Caruso’s crusade isn’t a new one. In 1996, the advocacy group Education Priorities Panel (EPP) found that one-third of the New York City school teachers surveyed felt that they didn’t have enough textbooks to teach effectively. That year, the Board of Education allocated only $40 per student for textbooks–of which $35 was state money.
In November 1996, Mayor Rudolph Giuliani announced an election-year education dividend–a one-time $70 million allocation for textbooks to add to $37.8 million from the state and $10 million from the City Council.
“At this point there should be no excuse for a school to not have textbooks,” says Noreen Connell, EPP executive director.
But advocates say the problem persists. Diane Lowman, a board member of the Bronx activists Mothers on the Move, says the $2.4 million budgeted to District 8 for textbooks last year has done little good–her 8-year-old son had no books to take home. She had her son transferred to District 7 because she felt helpless when his grades began to drop. “That money should have put textbooks in the hands of every student in the district,” Lowman says. “I tried to give him the one-on-one attention that he wasn’t getting at school, but when I had no reference for the material, how could I help him?”

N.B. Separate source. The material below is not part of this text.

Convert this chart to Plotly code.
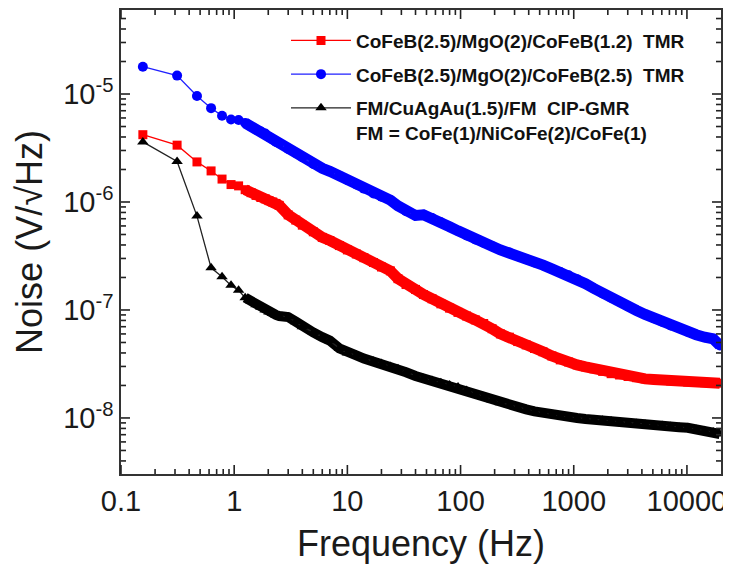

In 1997, Lowman’s group tried to document the scope of the problem by surveying District 8 principals, only to be rebuffed. So they lobbied the City Comptroller’s office to investigate. According to office spokesperson David Neustadt, the comptroller will soon release an audit on how the Board of Education has spent textbook money in the Bronx.
When questioned on the topic, Steven Newman, the city’s first deputy comptroller, told City Limits to call Board of Education Deputy Chancellor Harry Spence and he would explain that “there was a textbook problem at one point, but it doesn’t exist anymore.” Spence did not return City Limits‘ calls.